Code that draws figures
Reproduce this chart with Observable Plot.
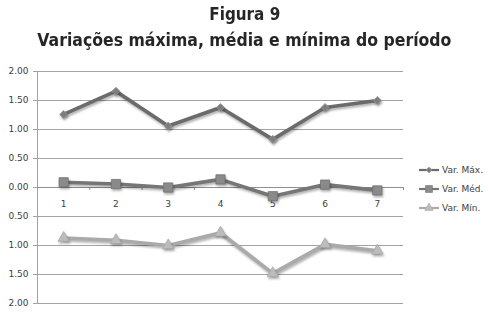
<!DOCTYPE html>
<html><head><meta charset="utf-8">
<script src="https://cdn.jsdelivr.net/npm/d3@7"></script>
<script src="https://cdn.jsdelivr.net/npm/@observablehq/plot@0.6"></script>
<style>
body{margin:0;background:#fff;}
#wrap{position:relative;width:489px;height:315px;overflow:hidden;background:#fff;}
.t{position:absolute;left:0;width:489px;text-align:center;font-family:"Liberation Sans Narrow","DejaVu Sans Condensed","Roboto",sans-serif;font-weight:bold;font-size:18px;color:#262626;white-space:nowrap;line-height:20px;}
.t span{display:inline-block;transform-origin:center;}
#chart{position:absolute;left:0;top:55px;}
#legend{position:absolute;left:418px;top:0;width:71px;height:315px;font-family:"DejaVu Sans",sans-serif;font-size:9px;color:#404040;}
.row{position:absolute;left:0;height:12px;display:flex;align-items:center;white-space:nowrap;}
.row svg{margin-right:2px;}
</style></head><body>
<div id="wrap">
<div class="t" style="top:4px"><span id="t1">Figura 9</span></div>
<div class="t" style="top:30px"><span id="t2">Variações máxima, média e mínima do período</span></div>
<div id="chart"></div>
<div id="legend"></div>
</div>
<script>
const periods = [1, 2, 3, 4, 5, 6, 7];
const varMax = [1.26, 1.66, 1.06, 1.38, 0.83, 1.38, 1.50];
const varMed = [0.09, 0.06, 0.00, 0.14, -0.15, 0.05, -0.05];
const varMin = [-0.87, -0.91, -1.00, -0.78, -1.48, -0.98, -1.09];
const seriesNames = ["Var. Máx.", "Var. Méd.", "Var. Mín."];
const yTicks = [-2, -1.5, -1, -0.5, 0, 0.5, 1, 1.5, 2];

// fit titles to the reference widths
function fit(id, target) {
  const el = document.getElementById(id);
  const w = el.getBoundingClientRect().width;
  el.style.transform = `scaleX(${target / w})`;
}
fit("t1", 71);
fit("t2", 414);

const styles = [
  {line: "#6b6b6b", fill: "#7d7d7d", stroke: "#959595", symbol: "diamond2", r: 3.6},
  {line: "#767676", fill: "#8a8a8a", stroke: "#727272", symbol: "square", r: 5.2},
  {line: "#aaaaaa", fill: "#bcbcbc", stroke: "#a8a8a8", symbol: "triangle", r: 4.2}
];
const allSeries = [varMax, varMed, varMin];
const data = allSeries.flatMap((vals, s) => periods.map((p, i) => ({series: seriesNames[s], s, period: p, value: vals[i]})));
const boundaries = d3.range(0.5, 7.6, 1);

const marks = [
  Plot.ruleY(yTicks, {x1: 0.5, x2: 7.5, stroke: "#a3a3a3", strokeWidth: 1, insetLeft: -4}),
  Plot.ruleX([0.5], {y1: -2, y2: 2, stroke: "#a3a3a3"}),
  Plot.ruleY([0], {x1: 0.5, x2: 7.5, stroke: "#8f8f8f"}),
  Plot.ruleX(boundaries.slice(1), {y1: 0, y2: 0, stroke: "#8f8f8f", insetBottom: -3}),
  Plot.axisY({ticks: yTicks, label: null, tickSize: 0, tickPadding: 9, tickFormat: d => Math.abs(d).toFixed(2), fontSize: 9, fontFamily: "DejaVu Sans", fill: "#404040"}),
  Plot.text(periods, {x: d => d, y: 0, dy: 17, text: d => String(d), fontSize: 9, fontFamily: "DejaVu Sans", fill: "#404040"})
];
styles.forEach((st, s) => {
  const d = data.filter(r => r.s === s);
  marks.push(Plot.line(d, {x: "period", y: "value", stroke: st.line, strokeWidth: 3.6, className: "sline"}));
  marks.push(Plot.dot(d, {x: "period", y: "value", symbol: st.symbol, r: st.r, fill: st.fill, stroke: st.stroke, strokeWidth: 0.8, className: "sdot"}));
});

const chart = Plot.plot({
  width: 489,
  height: 260,
  marginTop: 16,
  marginBottom: 12,
  marginLeft: 37,
  marginRight: 86,
  x: {type: "linear", domain: [0.5, 7.5], axis: null},
  y: {domain: [-2, 2], axis: null},
  style: {background: "transparent", fontFamily: "DejaVu Sans"},
  marks
});
chart.querySelectorAll('g[aria-label="line"], g[aria-label="dot"]').forEach(g => {
  g.style.filter = "drop-shadow(1px 2px 1.2px rgba(0,0,0,0.3))";
});
document.getElementById("chart").appendChild(chart);

// legend
const legend = document.getElementById("legend");
const rowsY = [169.5, 188.5, 208];
seriesNames.forEach((name, s) => {
  const st = styles[s];
  const row = document.createElement("div");
  row.className = "row";
  row.style.top = (rowsY[s] - 6) + "px";
  const svg = d3.create("svg").attr("width", 22).attr("height", 12);
  svg.append("line").attr("x1", 1).attr("x2", 21).attr("y1", 6).attr("y2", 6).attr("stroke", st.line).attr("stroke-width", 2.2);
  const sym = {diamond2: d3.symbolDiamond2, square: d3.symbolSquare, triangle: d3.symbolTriangle}[st.symbol];
  svg.append("path").attr("transform", "translate(11,6)").attr("d", d3.symbol(sym, Math.PI * (st.r * 0.75) ** 2)()).attr("fill", st.fill).attr("stroke", st.stroke).attr("stroke-width", 0.6);
  row.appendChild(svg.node());
  const span = document.createElement("span");
  span.textContent = name;
  row.appendChild(span);
  legend.appendChild(row);
});
</script>
</body></html>
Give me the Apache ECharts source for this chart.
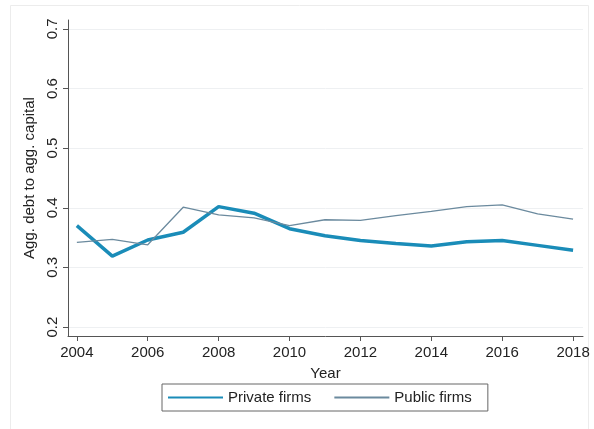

* What the exercise asks:
Repeat the preceding records precisely, and leave every picture out of the copy.

* Answer to this problem:
Reproduce this chart with Observable Plot.
<!DOCTYPE html>
<html><head><meta charset="utf-8">
<script src="https://cdn.jsdelivr.net/npm/d3@7"></script>
<script src="https://cdn.jsdelivr.net/npm/@observablehq/plot@0.6"></script>
<style>
body{margin:0;background:#fff;}
#wrap{position:relative;width:489px;height:315px;overflow:hidden;background:#fff;}
.t{position:absolute;left:0;width:489px;text-align:center;font-family:"Liberation Sans Narrow","DejaVu Sans Condensed","Roboto",sans-serif;font-weight:bold;font-size:18px;color:#262626;white-space:nowrap;line-height:20px;}
.t span{display:inline-block;transform-origin:center;}
#chart{position:absolute;left:0;top:55px;}
#legend{position:absolute;left:418px;top:0;width:71px;height:315px;font-family:"DejaVu Sans",sans-serif;font-size:9px;color:#404040;}
.row{position:absolute;left:0;height:12px;display:flex;align-items:center;white-space:nowrap;}
.row svg{margin-right:2px;}
</style></head><body>
<div id="wrap">
<div class="t" style="top:4px"><span id="t1">Figura 9</span></div>
<div class="t" style="top:30px"><span id="t2">Variações máxima, média e mínima do período</span></div>
<div id="chart"></div>
<div id="legend"></div>
</div>
<script>
const periods = [1, 2, 3, 4, 5, 6, 7];
const varMax = [1.26, 1.66, 1.06, 1.38, 0.83, 1.38, 1.50];
const varMed = [0.09, 0.06, 0.00, 0.14, -0.15, 0.05, -0.05];
const varMin = [-0.87, -0.91, -1.00, -0.78, -1.48, -0.98, -1.09];
const seriesNames = ["Var. Máx.", "Var. Méd.", "Var. Mín."];
const yTicks = [-2, -1.5, -1, -0.5, 0, 0.5, 1, 1.5, 2];

// fit titles to the reference widths
function fit(id, target) {
  const el = document.getElementById(id);
  const w = el.getBoundingClientRect().width;
  el.style.transform = `scaleX(${target / w})`;
}
fit("t1", 71);
fit("t2", 414);

const styles = [
  {line: "#6b6b6b", fill: "#7d7d7d", stroke: "#959595", symbol: "diamond2", r: 3.6},
  {line: "#767676", fill: "#8a8a8a", stroke: "#727272", symbol: "square", r: 5.2},
  {line: "#aaaaaa", fill: "#bcbcbc", stroke: "#a8a8a8", symbol: "triangle", r: 4.2}
];
const allSeries = [varMax, varMed, varMin];
const data = allSeries.flatMap((vals, s) => periods.map((p, i) => ({series: seriesNames[s], s, period: p, value: vals[i]})));
const boundaries = d3.range(0.5, 7.6, 1);

const marks = [
  Plot.ruleY(yTicks, {x1: 0.5, x2: 7.5, stroke: "#a3a3a3", strokeWidth: 1, insetLeft: -4}),
  Plot.ruleX([0.5], {y1: -2, y2: 2, stroke: "#a3a3a3"}),
  Plot.ruleY([0], {x1: 0.5, x2: 7.5, stroke: "#8f8f8f"}),
  Plot.ruleX(boundaries.slice(1), {y1: 0, y2: 0, stroke: "#8f8f8f", insetBottom: -3}),
  Plot.axisY({ticks: yTicks, label: null, tickSize: 0, tickPadding: 9, tickFormat: d => Math.abs(d).toFixed(2), fontSize: 9, fontFamily: "DejaVu Sans", fill: "#404040"}),
  Plot.text(periods, {x: d => d, y: 0, dy: 17, text: d => String(d), fontSize: 9, fontFamily: "DejaVu Sans", fill: "#404040"})
];
styles.forEach((st, s) => {
  const d = data.filter(r => r.s === s);
  marks.push(Plot.line(d, {x: "period", y: "value", stroke: st.line, strokeWidth: 3.6, className: "sline"}));
  marks.push(Plot.dot(d, {x: "period", y: "value", symbol: st.symbol, r: st.r, fill: st.fill, stroke: st.stroke, strokeWidth: 0.8, className: "sdot"}));
});

const chart = Plot.plot({
  width: 489,
  height: 260,
  marginTop: 16,
  marginBottom: 12,
  marginLeft: 37,
  marginRight: 86,
  x: {type: "linear", domain: [0.5, 7.5], axis: null},
  y: {domain: [-2, 2], axis: null},
  style: {background: "transparent", fontFamily: "DejaVu Sans"},
  marks
});
chart.querySelectorAll('g[aria-label="line"], g[aria-label="dot"]').forEach(g => {
  g.style.filter = "drop-shadow(1px 2px 1.2px rgba(0,0,0,0.3))";
});
document.getElementById("chart").appendChild(chart);

// legend
const legend = document.getElementById("legend");
const rowsY = [169.5, 188.5, 208];
seriesNames.forEach((name, s) => {
  const st = styles[s];
  const row = document.createElement("div");
  row.className = "row";
  row.style.top = (rowsY[s] - 6) + "px";
  const svg = d3.create("svg").attr("width", 22).attr("height", 12);
  svg.append("line").attr("x1", 1).attr("x2", 21).attr("y1", 6).attr("y2", 6).attr("stroke", st.line).attr("stroke-width", 2.2);
  const sym = {diamond2: d3.symbolDiamond2, square: d3.symbolSquare, triangle: d3.symbolTriangle}[st.symbol];
  svg.append("path").attr("transform", "translate(11,6)").attr("d", d3.symbol(sym, Math.PI * (st.r * 0.75) ** 2)()).attr("fill", st.fill).attr("stroke", st.stroke).attr("stroke-width", 0.6);
  row.appendChild(svg.node());
  const span = document.createElement("span");
  span.textContent = name;
  row.appendChild(span);
  legend.appendChild(row);
});
</script>
</body></html>
Give me the Apache ECharts source for this chart.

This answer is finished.